TASK STATEMENT:
Return the listing below verbatim. Pictures do not belong in the copy.
******************************
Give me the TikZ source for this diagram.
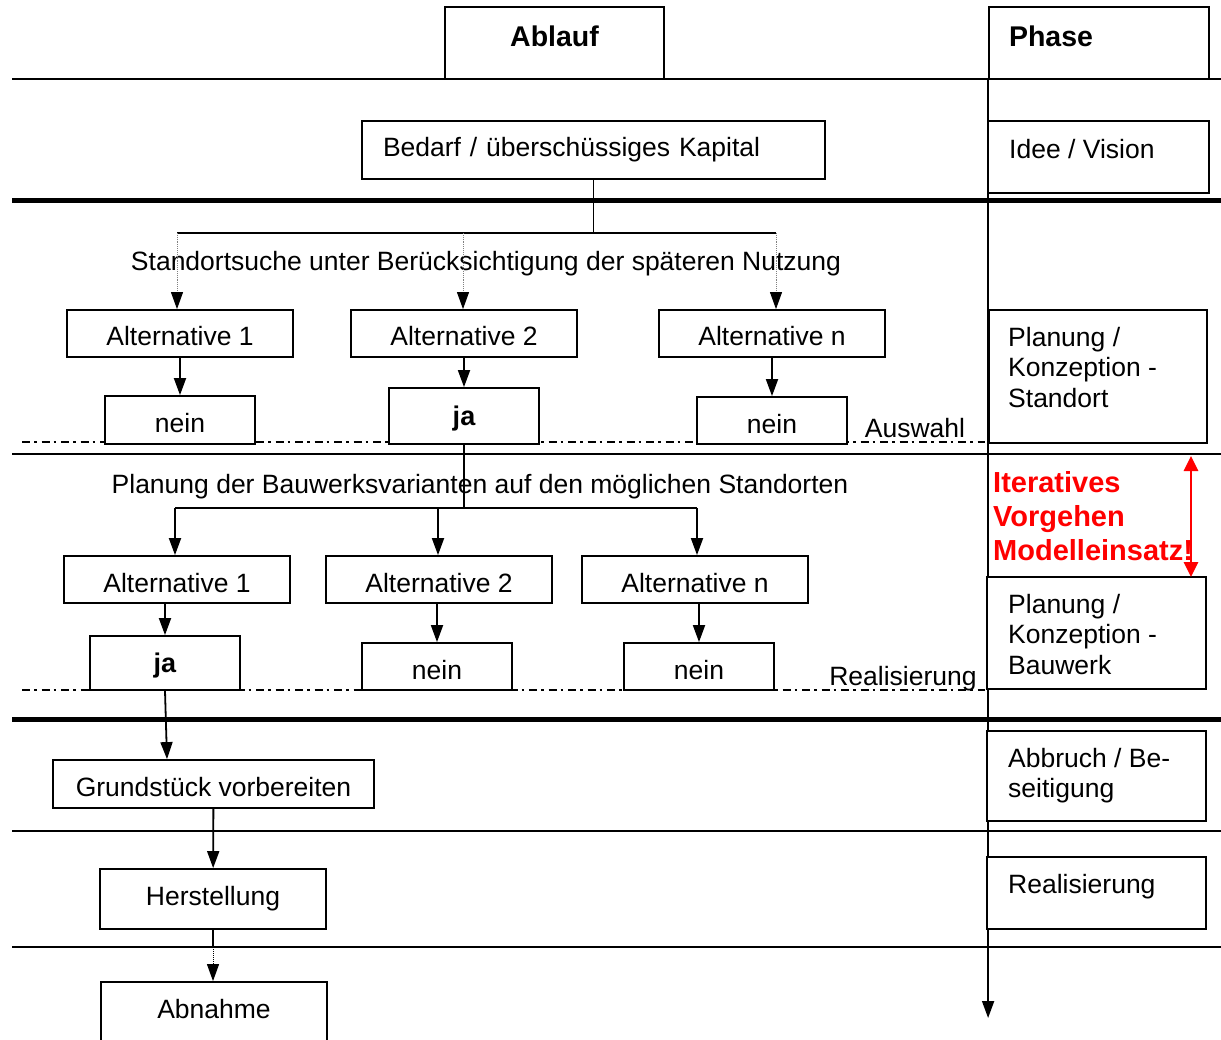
\documentclass[tikz,border=0pt]{standalone}
\usepackage{fontspec}
\setmainfont{Liberation Sans}
\usetikzlibrary{arrows.meta}
\begin{document}
\begin{tikzpicture}[x=1pt,y=-1pt,
  every node/.style={font=\fontsize{26.5}{30.5}\selectfont},
  box/.style={draw, fill=white, line width=1.8pt, inner sep=0pt},
  tbox/.style={box, text height=25pt, text depth=0pt},
  jabox/.style={box, font=\fontsize{27}{30}\selectfont\bfseries, text height=24pt, text depth=5.6pt},
  head/.style={font=\fontsize{28.5}{34}\selectfont\bfseries, text height=21pt, text depth=14pt},
  phasetext/.style={anchor=north west, align=left, inner sep=0pt},
  thinrule/.style={line width=1.8pt},
  thickrule/.style={line width=5pt},
  dashdot/.style={line width=1.8pt, dash pattern=on 8pt off 4pt on 2.5pt off 5pt},
  conn/.style={line width=1.8pt},
  arr/.style={conn, -{Triangle[length=17pt,width=12pt]}},
  dotarr/.style={line width=0.9pt, draw=gray, densely dotted,
    -{Triangle[length=17pt,width=12pt,color=black,fill=black]}},
]
\useasboundingbox (0,0) rectangle (1221,1040);

% horizontal separators of the phases
\draw[thinrule]  (12,79)  -- (1221,79);
\draw[thickrule] (12,201) -- (1221,201);
\draw[thinrule]  (12,454) -- (1221,454);
\draw[thickrule] (12,719) -- (1221,719);
\draw[thinrule]  (12,831) -- (1221,831);
\draw[thinrule]  (12,947) -- (1221,947);

% decision lines
\draw[dashdot] (22,442) -- (985,442);
\draw[dashdot] (22,690) -- (985,690);

% column headers
\node[box, head, minimum width=219, minimum height=72] (abl) at (554.5,43) {Ablauf};
\node[box, head, minimum width=220, minimum height=72, text width=180, align=left, inner xsep=20pt] (ph) at (1099,43) {Phase};

% phase axis
\coordinate (pend) at (988,1018);
\draw[arr] (ph.south west) -- (ph.south west |- pend);

% phase boxes
\node[box, minimum width=221, minimum height=72] (pi) at (1098.5,157) {};
\node[phasetext] (piT) at (1009,139) {Idee / Vision};
\node[box, minimum width=218, minimum height=133] (ps) at (1098,376.5) {};
\node[phasetext] (psT) at (1008,327) {Planung /\\Konzeption -\\Standort};
\node[box, minimum width=219, minimum height=112] (pb) at (1096.5,633) {};
\node[phasetext] (pbT) at (1008,594) {Planung /\\Konzeption -\\Bauwerk};
\node[box, minimum width=219, minimum height=90] (pa) at (1096.5,776) {};
\node[phasetext] (paT) at (1008,748) {Abbruch / Be-\\seitigung};
\node[box, minimum width=219, minimum height=72] (pr) at (1096.5,893) {};
\node[phasetext] (prT) at (1008,874) {Realisierung};

% iteration note
\node[anchor=north west, align=left, inner sep=0pt, text=red,
  font=\fontsize{29}{34}\selectfont\bfseries] (it) at (993,471)
  {Iteratives\\Vorgehen\\Modelleinsatz!};
\coordinate (r1) at (1191,456);
\coordinate (r2) at (1191,577);
\draw[line width=2.8pt, red, {Triangle[length=15pt,width=14pt]}-{Triangle[length=15pt,width=14pt]}] (r1) -- (r2);

% need / capital
\node[box, minimum width=463, minimum height=58, text width=421, align=left, inner xsep=21pt] (bed) at (593.5,150) {Bedarf / überschüssiges Kapital};

% location search
\node (ls) at (486,264) {Standortsuche unter Berücksichtigung der späteren Nutzung};
\node[tbox, minimum width=226, minimum height=47] (a11) at (180,333.5) {Alternative 1};
\node[tbox, minimum width=226, minimum height=47] (a12) at (464,333.5) {Alternative 2};
\node[tbox, minimum width=226, minimum height=47] (a1n) at (772,333.5) {Alternative n};
\node[tbox, minimum width=150, minimum height=48] (n11) at (180,420) {nein};
\node[jabox, minimum width=150, minimum height=56] (j1) at (464,416) {ja};
\node[tbox, minimum width=150, minimum height=47] (n1n) at (772,420.5) {nein};
\node (aw) at (915,428) {Auswahl};

\coordinate (s1) at (177,233);
\coordinate (s2) at (463,233);
\coordinate (s3) at (776,233);
\draw[conn] (bed.south) -- (bed.south |- s1);
\draw[conn] (s1) -- (s3);
\draw[dotarr] (s1) -- (s1 |- a11.north);
\draw[dotarr] (s2) -- (s2 |- a12.north);
\draw[dotarr] (s3) -- (s3 |- a1n.north);
\draw[arr] (a11) -- (n11);
\draw[arr] (a12) -- (j1);
\draw[arr] (a1n) -- (n1n);

% building variants
\node (bv) at (480,487) {Planung der Bauwerksvarianten auf den möglichen Standorten};
\node[tbox, minimum width=226, minimum height=47] (a21) at (177,579.5) {Alternative 1};
\node[tbox, minimum width=226, minimum height=47] (a22) at (439,579.5) {Alternative 2};
\node[tbox, minimum width=226, minimum height=47] (a2n) at (695,579.5) {Alternative n};
\node[jabox, minimum width=150, minimum height=54] (j2) at (165,663) {ja};
\node[tbox, minimum width=150, minimum height=47] (n22) at (437,666.5) {nein};
\node[tbox, minimum width=150, minimum height=47] (n2n) at (699,666.5) {nein};
\node (rl) at (903,679) {Realisierung};

\coordinate (t1) at (175,508);
\coordinate (t2) at (438,508);
\coordinate (t3) at (697,508);
\draw[conn] (j1.south) -- (j1.south |- t1);
\draw[conn] (t1) -- (t3);
\draw[arr] (t1) -- (t1 |- a21.north);
\draw[arr] (t2) -- (t2 |- a22.north);
\draw[arr] (t3) -- (t3 |- a2n.north);
\draw[arr] (j2.north |- a21.south) -- (j2.north);
\draw[arr] (n22.north |- a22.south) -- (n22.north);
\draw[arr] (n2n.north |- a2n.south) -- (n2n.north);

% realisation
\node[tbox, minimum width=321, minimum height=48] (gv) at (213.5,784) {Grundstück vorbereiten};
\node[box, minimum width=226, minimum height=60] (hs) at (213,899) {Herstellung};
\node[box, minimum width=226, minimum height=62, text height=19pt, text depth=8pt] (ab) at (214,1013) {Abnahme};

\draw[arr] (j2.south) -- ([xshift=2pt]j2.south |- gv.north);
\draw[arr] (gv) -- (hs);
\coordinate (hm) at (213,947);
\draw[conn] (hs.south) -- (hm);
\draw[line width=1pt, densely dotted, -{Triangle[length=17pt,width=12pt]}] (hm) -- (hm |- ab.north);
\end{tikzpicture}
\end{document}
******************************
OUTPUT OF THE TASK:
Give me the TikZ source for this diagram.
\documentclass[tikz,border=0pt]{standalone}
\usepackage{fontspec}
\setmainfont{Liberation Sans}
\usetikzlibrary{arrows.meta}
\begin{document}
\begin{tikzpicture}[x=1pt,y=-1pt,
  every node/.style={font=\fontsize{26.5}{30.5}\selectfont},
  box/.style={draw, fill=white, line width=1.8pt, inner sep=0pt},
  tbox/.style={box, text height=25pt, text depth=0pt},
  jabox/.style={box, font=\fontsize{27}{30}\selectfont\bfseries, text height=24pt, text depth=5.6pt},
  head/.style={font=\fontsize{28.5}{34}\selectfont\bfseries, text height=21pt, text depth=14pt},
  phasetext/.style={anchor=north west, align=left, inner sep=0pt},
  thinrule/.style={line width=1.8pt},
  thickrule/.style={line width=5pt},
  dashdot/.style={line width=1.8pt, dash pattern=on 8pt off 4pt on 2.5pt off 5pt},
  conn/.style={line width=1.8pt},
  arr/.style={conn, -{Triangle[length=17pt,width=12pt]}},
  dotarr/.style={line width=0.9pt, draw=gray, densely dotted,
    -{Triangle[length=17pt,width=12pt,color=black,fill=black]}},
]
\useasboundingbox (0,0) rectangle (1221,1040);

% horizontal separators of the phases
\draw[thinrule]  (12,79)  -- (1221,79);
\draw[thickrule] (12,201) -- (1221,201);
\draw[thinrule]  (12,454) -- (1221,454);
\draw[thickrule] (12,719) -- (1221,719);
\draw[thinrule]  (12,831) -- (1221,831);
\draw[thinrule]  (12,947) -- (1221,947);

% decision lines
\draw[dashdot] (22,442) -- (985,442);
\draw[dashdot] (22,690) -- (985,690);

% column headers
\node[box, head, minimum width=219, minimum height=72] (abl) at (554.5,43) {Ablauf};
\node[box, head, minimum width=220, minimum height=72, text width=180, align=left, inner xsep=20pt] (ph) at (1099,43) {Phase};

% phase axis
\coordinate (pend) at (988,1018);
\draw[arr] (ph.south west) -- (ph.south west |- pend);

% phase boxes
\node[box, minimum width=221, minimum height=72] (pi) at (1098.5,157) {};
\node[phasetext] (piT) at (1009,139) {Idee / Vision};
\node[box, minimum width=218, minimum height=133] (ps) at (1098,376.5) {};
\node[phasetext] (psT) at (1008,327) {Planung /\\Konzeption -\\Standort};
\node[box, minimum width=219, minimum height=112] (pb) at (1096.5,633) {};
\node[phasetext] (pbT) at (1008,594) {Planung /\\Konzeption -\\Bauwerk};
\node[box, minimum width=219, minimum height=90] (pa) at (1096.5,776) {};
\node[phasetext] (paT) at (1008,748) {Abbruch / Be-\\seitigung};
\node[box, minimum width=219, minimum height=72] (pr) at (1096.5,893) {};
\node[phasetext] (prT) at (1008,874) {Realisierung};

% iteration note
\node[anchor=north west, align=left, inner sep=0pt, text=red,
  font=\fontsize{29}{34}\selectfont\bfseries] (it) at (993,471)
  {Iteratives\\Vorgehen\\Modelleinsatz!};
\coordinate (r1) at (1191,456);
\coordinate (r2) at (1191,577);
\draw[line width=2.8pt, red, {Triangle[length=15pt,width=14pt]}-{Triangle[length=15pt,width=14pt]}] (r1) -- (r2);

% need / capital
\node[box, minimum width=463, minimum height=58, text width=421, align=left, inner xsep=21pt] (bed) at (593.5,150) {Bedarf / überschüssiges Kapital};

% location search
\node (ls) at (486,264) {Standortsuche unter Berücksichtigung der späteren Nutzung};
\node[tbox, minimum width=226, minimum height=47] (a11) at (180,333.5) {Alternative 1};
\node[tbox, minimum width=226, minimum height=47] (a12) at (464,333.5) {Alternative 2};
\node[tbox, minimum width=226, minimum height=47] (a1n) at (772,333.5) {Alternative n};
\node[tbox, minimum width=150, minimum height=48] (n11) at (180,420) {nein};
\node[jabox, minimum width=150, minimum height=56] (j1) at (464,416) {ja};
\node[tbox, minimum width=150, minimum height=47] (n1n) at (772,420.5) {nein};
\node (aw) at (915,428) {Auswahl};

\coordinate (s1) at (177,233);
\coordinate (s2) at (463,233);
\coordinate (s3) at (776,233);
\draw[conn] (bed.south) -- (bed.south |- s1);
\draw[conn] (s1) -- (s3);
\draw[dotarr] (s1) -- (s1 |- a11.north);
\draw[dotarr] (s2) -- (s2 |- a12.north);
\draw[dotarr] (s3) -- (s3 |- a1n.north);
\draw[arr] (a11) -- (n11);
\draw[arr] (a12) -- (j1);
\draw[arr] (a1n) -- (n1n);

% building variants
\node (bv) at (480,487) {Planung der Bauwerksvarianten auf den möglichen Standorten};
\node[tbox, minimum width=226, minimum height=47] (a21) at (177,579.5) {Alternative 1};
\node[tbox, minimum width=226, minimum height=47] (a22) at (439,579.5) {Alternative 2};
\node[tbox, minimum width=226, minimum height=47] (a2n) at (695,579.5) {Alternative n};
\node[jabox, minimum width=150, minimum height=54] (j2) at (165,663) {ja};
\node[tbox, minimum width=150, minimum height=47] (n22) at (437,666.5) {nein};
\node[tbox, minimum width=150, minimum height=47] (n2n) at (699,666.5) {nein};
\node (rl) at (903,679) {Realisierung};

\coordinate (t1) at (175,508);
\coordinate (t2) at (438,508);
\coordinate (t3) at (697,508);
\draw[conn] (j1.south) -- (j1.south |- t1);
\draw[conn] (t1) -- (t3);
\draw[arr] (t1) -- (t1 |- a21.north);
\draw[arr] (t2) -- (t2 |- a22.north);
\draw[arr] (t3) -- (t3 |- a2n.north);
\draw[arr] (j2.north |- a21.south) -- (j2.north);
\draw[arr] (n22.north |- a22.south) -- (n22.north);
\draw[arr] (n2n.north |- a2n.south) -- (n2n.north);

% realisation
\node[tbox, minimum width=321, minimum height=48] (gv) at (213.5,784) {Grundstück vorbereiten};
\node[box, minimum width=226, minimum height=60] (hs) at (213,899) {Herstellung};
\node[box, minimum width=226, minimum height=62, text height=19pt, text depth=8pt] (ab) at (214,1013) {Abnahme};

\draw[arr] (j2.south) -- ([xshift=2pt]j2.south |- gv.north);
\draw[arr] (gv) -- (hs);
\coordinate (hm) at (213,947);
\draw[conn] (hs.south) -- (hm);
\draw[line width=1pt, densely dotted, -{Triangle[length=17pt,width=12pt]}] (hm) -- (hm |- ab.north);
\end{tikzpicture}
\end{document}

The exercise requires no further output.